Contre « la propagande LGBT » et « pour la famille » : le 18 septembre 2022, des centaines de personnes se regroupaient à l’appel de Fikirde Birlik ve Mücadele Platformu (Plateforme de l’unité d’opinion et de lutte) à Istanbul et dans d’autres villes de Turquie. Certains journaux indépendants en Turquie ont qualifié ces rassemblements d’« actes de haine », ouvrant une brèche de dangers sans précédent contre les personnes LGBTQ+.

« La marche visait les droits humains fondamentaux. […] Déjà ces dernières années, la pression sur les personnes LGBTQ+ était assez forte. Cette marche était le signe de cette atmosphère de pression », explique Defne Güzel, chargée du suivi des droits humains chez Kaos GL, une organisation de défense des droits LGBTQ+. Elle rappelle que « la “légitimation de l’homosexualité” a été l’une des raisons invoquées par le gouvernement turc pour son retrait de la Convention d’Istanbul »1.

DES ACTIONS ET DISCOURS GOUVERNEMENTAUX

Cette marche a certes été l’occasion pour une partie de la population d’exprimer ses opinions hostiles dans un contexte global de recul des droits et libertés individuelles en Turquie. Alors qu’approche l’élection présidentielleprévue avant juin 2023, le Parti de la justice et du développement (AKP) s’attaque à l’art et à la culture, un exutoire souvent privilégié par les minorités, car moins soumis aux normes, et déjà menacé par la crise économique actuelle et le peu de perspectives de la jeunesse. Entre mai et août 2022, plus de 13 festivals et de nombreux concerts ont ainsi été annulés par les autorités.
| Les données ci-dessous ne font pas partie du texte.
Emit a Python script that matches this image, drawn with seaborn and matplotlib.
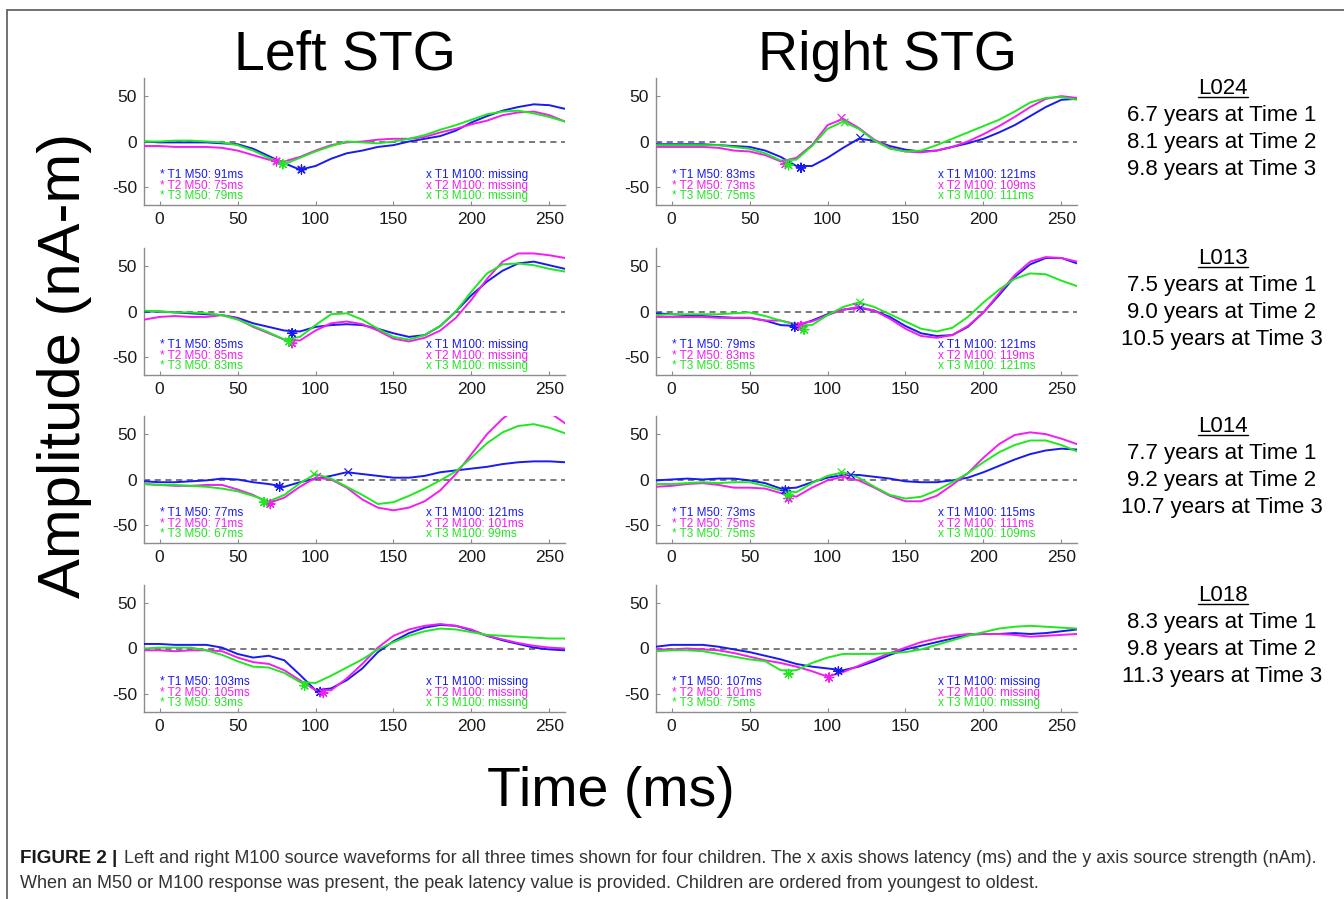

C’est le cas de Zeytinli, un festival de rock à Balikesir, annulé à la demande d’associations religieuses.

En août, Gülşen, grande star turque de la chanson pop, est arrêtée pour des propos tenus à un concert du 30 avril 2022 qualifiés d’« incitation à la haine ». Alliée LGBTQ+ et icône de la féminité, connue pour ses chansons symboles d’indépendance, Gülşen est ciblée pour ses goûts vestimentaires « immoraux ». Elle lance, lors de ce concert, une critique sarcastique à l’un de ses musiciens, disant que son éducation religieuse dans des écoles imam hatip2 l’aurait rendu « pervers ». Ces écoles, dont le nombre a augmenté de 73 % entre 2013 et 2017, promues sous Recep Tayyip Erdoğan au même titre que les établissements publics — et réhabilitées grâce à la réforme du système scolaire, font partie des outils pour « élever une génération pieuse » selon les objectifs de l’AKP. À l’annonce de son arrestation, les hashtags #FreeGülşen ou #GülşenYalnızDeğildir (Gülşen n’est pas seule) inondent le Net. Son emprisonnement représente un acte de plus contre la liberté dans un pays qui bat des records d’arbitraire.

Plus tôt, le 26 juin 2022, plus de 370 manifestants ont été arrêtés lors de la Gay Pride, interdite depuis 2015.

Pour les opposants des LGBTQ+, la culture, le sport, les réseaux sociaux sont des outils de propagande. L’organisme de régulation audiovisuelle (RTÜK) dont les membres sont nommés par la majorité à l’Assemblée et dont le président actuel affiche son soutien au gouvernement a censuré des séries Netflix dès 2015. La censure s’est durcie envers certaines d’entre elles, supposées faire de la « propagande homosexuelle » comme If Only ou Aşk 101. Le RTÜK a permis que l’appel à manifester contre les LGBT+ — un clip d’une quarantaine de secondes — reçoive le label kamu spotu (spot d’intérêt public), et soit à ce titre diffusé gratuitement sur les chaînes de télévision nationale.

« UNE FAMILLE FORTE CRÉE UNE NATION FORTE »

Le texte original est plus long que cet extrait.